BEMENT, Ill. (WCIA) — More schools are using remote learning when weather stops students from coming in, like it did on Wednesday. Some parents don’t like it, but officials said the benefits to e-learning aren’t just academics.
Kids are given laptops, logins and assignments to cover from home, but it isn’t always simple.
Lindsey White’s son, a student in Charleston, had technical issues all morning.
“His [laptop] was not programmed at all to log into his classroom today,” White said. “We weren’t able to do any of his work online. We had to do it on paper.”

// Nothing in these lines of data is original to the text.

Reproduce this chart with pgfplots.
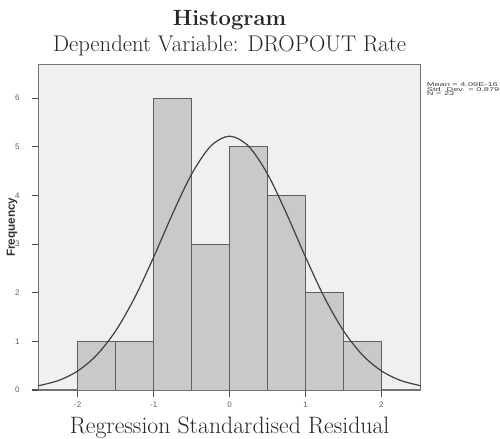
\documentclass[border=0pt]{standalone}
\usepackage{pgfplots}
\pgfplotsset{compat=1.18}
\usepackage{fontspec}
\newfontfamily\spss{Liberation Sans}
\definecolor{plotbg}{RGB}{240,240,240}
\definecolor{barfill}{RGB}{201,201,201}
\definecolor{baredge}{RGB}{95,95,95}
\definecolor{ticktext}{RGB}{95,95,95}

\begin{document}
\begin{tikzpicture}
\begin{axis}[
    name=ax,
    scale only axis,
    width=287pt,
    height=244pt,
    xmin=-2.52, xmax=2.52,
    ymin=0, ymax=6.69,
    xtick={-2,-1,0,1,2},
    ytick={0,1,2,3,4,5,6},
    xtick pos=bottom,
    ytick pos=left,
    tick align=outside,
    major tick length=5pt,
    every tick/.style={draw=black!70, line width=0.9pt},
    axis line style={draw=black!55, line width=0.8pt},
    axis background/.style={fill=plotbg},
    ticklabel style={font=\spss\fontsize{6}{7}\selectfont, text=ticktext},
    /pgf/number format/assume math mode=true,
    xticklabel style={yshift=-0.5pt},
    yticklabel style={xshift=-5.5pt},
    clip=true,
]
% histogram of the residuals (bin width 0.5)
\addplot[ybar interval, fill=barfill, draw=baredge, line width=0.7pt] coordinates {
    (-2.0,1) (-1.5,1) (-1.0,6) (-0.5,3) (0.0,5) (0.5,4) (1.0,2) (1.5,1) (2.0,1)
};
% fitted normal curve
\addplot[smooth, draw=black!75, line width=0.9pt] coordinates {
    (-2.52,0.086) (-2.25,0.197) (-2.0,0.392) (-1.75,0.719) (-1.5,1.217)
    (-1.25,1.899) (-1.0,2.733) (-0.75,3.627) (-0.5,4.440) (-0.25,5.013)
    (0.0,5.220) (0.25,5.013) (0.5,4.440) (0.75,3.627) (1.0,2.733)
    (1.25,1.899) (1.5,1.217) (1.75,0.719) (2.0,0.392) (2.25,0.197) (2.52,0.086)
};
\end{axis}

% axis title on the left
\node[rotate=90, anchor=center, font=\spss\bfseries\fontsize{8.8}{10}\selectfont, text=black!80]
    at ([xshift=-19.7pt]ax.west) {Frequency};

% titles
\node[anchor=base, font=\bfseries\fontsize{16.5}{19}\selectfont, text=black!85]
    at ([yshift=29pt]ax.north) {Histogram};
\node[anchor=base, font=\fontsize{17}{20}\selectfont, text=black!85]
    at ([yshift=9.5pt]ax.north) {Dependent Variable: DROPOUT Rate};
\node[anchor=base, font=\fontsize{17.8}{20}\selectfont, text=black!85]
    at ([yshift=-32.6pt]ax.south) {Regression Standardised Residual};

% statistics box text
\begin{scope}[every node/.style={anchor=base west, inner sep=0pt,
    font=\spss\fontsize{6.9}{8}\selectfont, text=black!75}]
\node at ([shift={(4.3pt,-16.5pt)}]ax.north east) {\scalebox{1}[0.6]{Mean = 4.09E-16}};
\node at ([shift={(4.3pt,-20.0pt)}]ax.north east) {\scalebox{1}[0.6]{Std. Dev. = 0.879}};
\node at ([shift={(4.3pt,-23.5pt)}]ax.north east) {\scalebox{1}[0.6]{N = 23}};
\end{scope}

\pgfresetboundingbox
\path[use as bounding box] ([shift={(-28.7pt,-36.75pt)}]ax.south west)
    rectangle ([shift={(346.3pt,292.5pt)}]ax.south west);
\end{tikzpicture}
\end{document}
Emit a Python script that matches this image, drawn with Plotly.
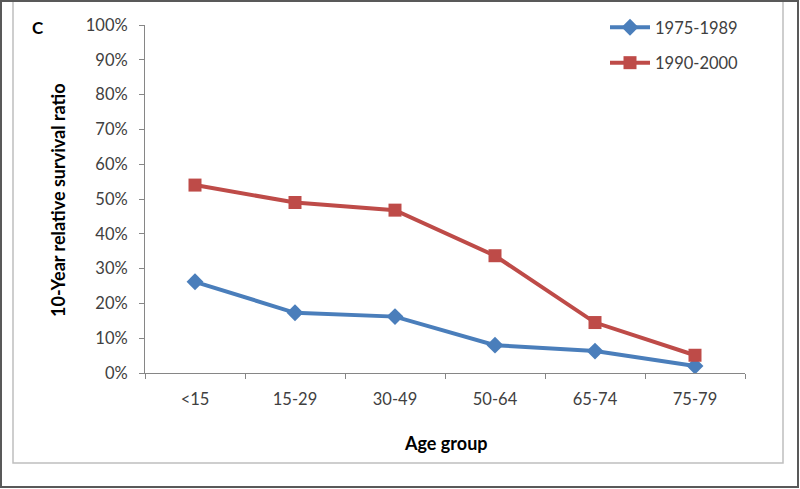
import plotly.graph_objects as go

age_groups = ["<15", "15-29", "30-49", "50-64", "65-74", "75-79"]
period_1975_1989 = [0.262, 0.173, 0.162, 0.080, 0.063, 0.020]
period_1990_2000 = [0.540, 0.490, 0.468, 0.337, 0.145, 0.051]
y_ticks = [i / 10 for i in range(11)]

W, H = 800, 489
L, R, T, B = 145, 55, 25, 116
pw, ph = W - L - R, H - T - B

def px(x):
    return (x - L) / pw

def py(y):
    return (H - B - y) / ph

fig = go.Figure()
fig.add_trace(go.Scatter(
    x=age_groups, y=period_1975_1989, name="1975-1989", mode="lines+markers",
    line=dict(color="#4a7ebb", width=4),
    marker=dict(symbol="diamond", size=13, color="#4a7ebb"),
    legendgroup="a",
))
fig.add_trace(go.Scatter(
    x=age_groups, y=period_1990_2000, name="1990-2000", mode="lines+markers",
    line=dict(color="#be4b48", width=4),
    marker=dict(symbol="square", size=13, color="#be4b48"),
    legendgroup="b",
))

font_fam = "Lato, 'Open Sans', sans-serif"
fig.update_layout(
    width=W, height=H,
    margin=dict(l=L, r=R, t=T, b=B, autoexpand=False),
    paper_bgcolor="white", plot_bgcolor="white",
    font=dict(family=font_fam, color="#404040", size=16.5),
    showlegend=True,
    legend=dict(x=px(605), y=py(10), xanchor="left", yanchor="top",
                font=dict(size=16.5, color="#404040"), tracegroupgap=11,
                bgcolor="rgba(0,0,0,0)", itemwidth=40),
    xaxis=dict(
        type="category", showgrid=False, showline=True, linecolor="#868686", linewidth=1,
        ticks="outside", ticklen=5, tickcolor="#868686", tickson="boundaries",
        ticklabelstandoff=11, range=[-0.5, 5.5],
        tickfont=dict(size=16.5, color="#404040"),
    ),
    yaxis=dict(
        range=[0, 1], tickvals=y_ticks, tickformat=".0%", showgrid=False,
        showline=True, linecolor="#868686", linewidth=1, ticks="outside", ticklen=5,
        tickcolor="#868686", ticklabelstandoff=8, zeroline=False,
        tickfont=dict(size=16.5, color="#404040"),
    ),
    annotations=[
        dict(text="<b>C</b>", x=px(38), y=py(27), xref="paper", yref="paper",
             xanchor="center", yanchor="middle",
             showarrow=False, font=dict(size=17, color="black", family=font_fam)),
        dict(text="<b>10-Year relative survival ratio</b>", x=px(58), y=py(200),
             xref="paper", yref="paper", textangle=-90, showarrow=False,
             xanchor="center", yanchor="middle",
             font=dict(size=18, color="black", family=font_fam)),
        dict(text="<b>Age group</b>", x=px(446), y=py(443), xref="paper", yref="paper",
             xanchor="center", yanchor="middle",
             showarrow=False, font=dict(size=18, color="black", family=font_fam)),
    ],
    shapes=[
        dict(type="rect", xref="paper", yref="paper",
             x0=px(13), x1=px(783), y0=py(463), y1=py(-2),
             line=dict(color="#bfbfbf", width=1.5)),
        dict(type="rect", xref="paper", yref="paper",
             x0=px(1), x1=px(798), y0=py(487), y1=py(1),
             line=dict(color="#595959", width=2)),
    ],
)

fig.write_html("out.html", config={"displayModeBar": False},
               post_script="document.body.style.margin='0';document.body.style.padding='0';")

Other districts like Bement also went remote on Wednesday. Superintendent Mary Vogt said they try to accommodate for technical issues and added that the day is shortened because they account for breaks students have in a normal school day.
“Are the students getting the same level of instruction on a remote day as if they were in the classroom? No. No they’re not,” Vogt said. “But they aren’t losing there’s still forward progress being made.”
Kids are given a couple of hours of work and then optional one-on-one time, time that some students choose to spend in the virtual classroom.
“The work was already done,” Vogt added. “But it was wanting to see the other kids in the class. Wanting to hear about what everyone else was doing.”
She said remote learning isn’t all work and no play. Teachers give assignments that will encourage students to enjoy the weather.
“They’re talking about the precipitation and the water cycle,” Vogt said. “So one of the assignments you end the day was to go out and build a snowman.”
Vogt said there isn’t a one size fits all solution to this issue, but remote learning gives teachers the flexibility to teach students in a way they never could before.
For families who may have concerns about how or why decisions like these are made, Vogt encouraged families to talk with their districts directly.